Records supplied ::
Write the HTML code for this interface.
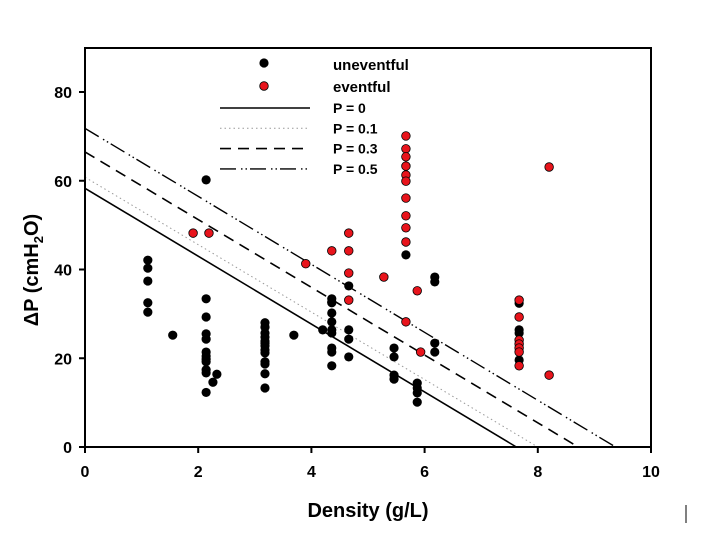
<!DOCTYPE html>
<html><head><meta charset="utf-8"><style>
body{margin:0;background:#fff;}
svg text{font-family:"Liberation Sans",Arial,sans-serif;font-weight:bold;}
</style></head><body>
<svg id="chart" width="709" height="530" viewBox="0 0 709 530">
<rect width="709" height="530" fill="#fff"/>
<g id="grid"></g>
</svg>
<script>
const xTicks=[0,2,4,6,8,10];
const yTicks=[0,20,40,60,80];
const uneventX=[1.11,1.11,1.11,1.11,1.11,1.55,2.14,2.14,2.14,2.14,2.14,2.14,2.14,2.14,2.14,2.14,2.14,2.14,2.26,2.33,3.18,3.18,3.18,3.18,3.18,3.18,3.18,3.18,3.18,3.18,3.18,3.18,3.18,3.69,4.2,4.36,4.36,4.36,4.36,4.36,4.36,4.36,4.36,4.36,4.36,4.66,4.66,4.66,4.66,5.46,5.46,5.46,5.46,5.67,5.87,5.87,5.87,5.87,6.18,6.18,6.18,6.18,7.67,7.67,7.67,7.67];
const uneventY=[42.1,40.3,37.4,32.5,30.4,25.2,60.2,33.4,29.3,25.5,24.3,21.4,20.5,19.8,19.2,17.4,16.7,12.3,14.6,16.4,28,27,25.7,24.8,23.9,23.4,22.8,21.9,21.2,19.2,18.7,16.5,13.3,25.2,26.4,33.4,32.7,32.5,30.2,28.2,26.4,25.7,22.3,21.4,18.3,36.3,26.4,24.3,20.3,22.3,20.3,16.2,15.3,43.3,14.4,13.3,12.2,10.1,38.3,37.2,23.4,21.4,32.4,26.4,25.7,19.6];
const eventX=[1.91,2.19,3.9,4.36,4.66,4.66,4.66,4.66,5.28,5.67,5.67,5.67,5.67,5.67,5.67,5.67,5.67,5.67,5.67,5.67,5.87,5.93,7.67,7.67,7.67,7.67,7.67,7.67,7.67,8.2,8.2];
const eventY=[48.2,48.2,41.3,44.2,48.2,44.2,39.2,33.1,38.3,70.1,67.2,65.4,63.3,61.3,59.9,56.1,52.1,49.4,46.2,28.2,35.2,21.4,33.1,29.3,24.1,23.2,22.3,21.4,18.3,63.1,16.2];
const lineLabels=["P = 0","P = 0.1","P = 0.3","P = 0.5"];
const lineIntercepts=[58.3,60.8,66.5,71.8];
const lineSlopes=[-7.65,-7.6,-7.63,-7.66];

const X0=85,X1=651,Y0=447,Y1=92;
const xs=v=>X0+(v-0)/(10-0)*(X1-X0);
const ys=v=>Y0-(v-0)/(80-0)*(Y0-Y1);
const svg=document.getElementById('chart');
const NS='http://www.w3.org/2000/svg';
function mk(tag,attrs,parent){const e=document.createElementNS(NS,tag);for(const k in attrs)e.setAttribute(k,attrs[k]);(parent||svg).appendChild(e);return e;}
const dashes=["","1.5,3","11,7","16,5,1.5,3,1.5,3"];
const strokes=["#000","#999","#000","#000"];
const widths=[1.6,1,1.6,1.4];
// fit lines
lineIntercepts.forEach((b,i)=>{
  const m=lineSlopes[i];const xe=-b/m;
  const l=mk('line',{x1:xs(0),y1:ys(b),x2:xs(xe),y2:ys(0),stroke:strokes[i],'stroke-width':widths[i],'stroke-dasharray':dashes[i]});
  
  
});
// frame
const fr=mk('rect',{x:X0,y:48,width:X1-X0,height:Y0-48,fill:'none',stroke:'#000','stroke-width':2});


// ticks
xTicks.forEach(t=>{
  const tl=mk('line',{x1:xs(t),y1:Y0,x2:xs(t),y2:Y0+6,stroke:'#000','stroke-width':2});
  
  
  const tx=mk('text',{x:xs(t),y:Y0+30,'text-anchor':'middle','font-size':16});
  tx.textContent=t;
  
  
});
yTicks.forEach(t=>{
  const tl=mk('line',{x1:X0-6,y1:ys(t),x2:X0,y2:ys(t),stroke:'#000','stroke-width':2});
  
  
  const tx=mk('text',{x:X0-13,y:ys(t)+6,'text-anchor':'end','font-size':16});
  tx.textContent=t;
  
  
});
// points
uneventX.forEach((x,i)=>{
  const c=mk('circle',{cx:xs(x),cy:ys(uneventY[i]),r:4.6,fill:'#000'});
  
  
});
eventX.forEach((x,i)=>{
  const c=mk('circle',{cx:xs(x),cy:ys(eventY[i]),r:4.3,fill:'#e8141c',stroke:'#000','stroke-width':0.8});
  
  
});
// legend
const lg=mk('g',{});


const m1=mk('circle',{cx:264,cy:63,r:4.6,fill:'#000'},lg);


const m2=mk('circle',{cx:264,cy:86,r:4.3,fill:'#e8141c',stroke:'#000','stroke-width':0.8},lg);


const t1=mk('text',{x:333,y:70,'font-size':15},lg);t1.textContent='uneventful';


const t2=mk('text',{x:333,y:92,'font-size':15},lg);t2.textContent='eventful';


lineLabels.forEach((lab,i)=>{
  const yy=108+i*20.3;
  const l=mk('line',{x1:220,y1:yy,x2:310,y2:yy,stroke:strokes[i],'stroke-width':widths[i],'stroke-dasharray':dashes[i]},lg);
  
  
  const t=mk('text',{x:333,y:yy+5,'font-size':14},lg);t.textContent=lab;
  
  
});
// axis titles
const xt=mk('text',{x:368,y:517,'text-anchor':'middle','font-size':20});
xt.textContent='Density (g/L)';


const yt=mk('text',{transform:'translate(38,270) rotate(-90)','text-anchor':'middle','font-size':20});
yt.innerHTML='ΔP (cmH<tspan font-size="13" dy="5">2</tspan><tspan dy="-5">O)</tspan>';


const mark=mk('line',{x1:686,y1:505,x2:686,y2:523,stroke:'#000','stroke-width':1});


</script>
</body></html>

--

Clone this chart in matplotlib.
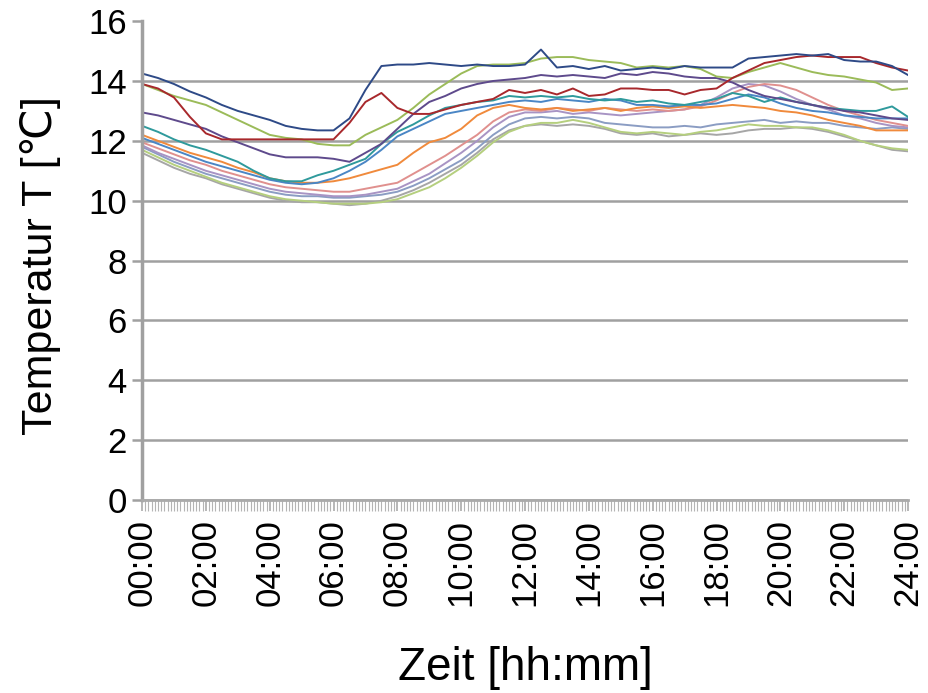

Requirements ::
Using the listing above, repeat word for word each line from the one with "Write the HTML code for this interface." down to the one with "const lineSlopes=[-7.65,-7.6,-7.63,-7.66];", both included. Omit all pictures.

Exercise result ::
Write the HTML code for this interface.
<!DOCTYPE html>
<html><head><meta charset="utf-8"><style>
body{margin:0;background:#fff;}
svg text{font-family:"Liberation Sans",Arial,sans-serif;font-weight:bold;}
</style></head><body>
<svg id="chart" width="709" height="530" viewBox="0 0 709 530">
<rect width="709" height="530" fill="#fff"/>
<g id="grid"></g>
</svg>
<script>
const xTicks=[0,2,4,6,8,10];
const yTicks=[0,20,40,60,80];
const uneventX=[1.11,1.11,1.11,1.11,1.11,1.55,2.14,2.14,2.14,2.14,2.14,2.14,2.14,2.14,2.14,2.14,2.14,2.14,2.26,2.33,3.18,3.18,3.18,3.18,3.18,3.18,3.18,3.18,3.18,3.18,3.18,3.18,3.18,3.69,4.2,4.36,4.36,4.36,4.36,4.36,4.36,4.36,4.36,4.36,4.36,4.66,4.66,4.66,4.66,5.46,5.46,5.46,5.46,5.67,5.87,5.87,5.87,5.87,6.18,6.18,6.18,6.18,7.67,7.67,7.67,7.67];
const uneventY=[42.1,40.3,37.4,32.5,30.4,25.2,60.2,33.4,29.3,25.5,24.3,21.4,20.5,19.8,19.2,17.4,16.7,12.3,14.6,16.4,28,27,25.7,24.8,23.9,23.4,22.8,21.9,21.2,19.2,18.7,16.5,13.3,25.2,26.4,33.4,32.7,32.5,30.2,28.2,26.4,25.7,22.3,21.4,18.3,36.3,26.4,24.3,20.3,22.3,20.3,16.2,15.3,43.3,14.4,13.3,12.2,10.1,38.3,37.2,23.4,21.4,32.4,26.4,25.7,19.6];
const eventX=[1.91,2.19,3.9,4.36,4.66,4.66,4.66,4.66,5.28,5.67,5.67,5.67,5.67,5.67,5.67,5.67,5.67,5.67,5.67,5.67,5.87,5.93,7.67,7.67,7.67,7.67,7.67,7.67,7.67,8.2,8.2];
const eventY=[48.2,48.2,41.3,44.2,48.2,44.2,39.2,33.1,38.3,70.1,67.2,65.4,63.3,61.3,59.9,56.1,52.1,49.4,46.2,28.2,35.2,21.4,33.1,29.3,24.1,23.2,22.3,21.4,18.3,63.1,16.2];
const lineLabels=["P = 0","P = 0.1","P = 0.3","P = 0.5"];
const lineIntercepts=[58.3,60.8,66.5,71.8];
const lineSlopes=[-7.65,-7.6,-7.63,-7.66];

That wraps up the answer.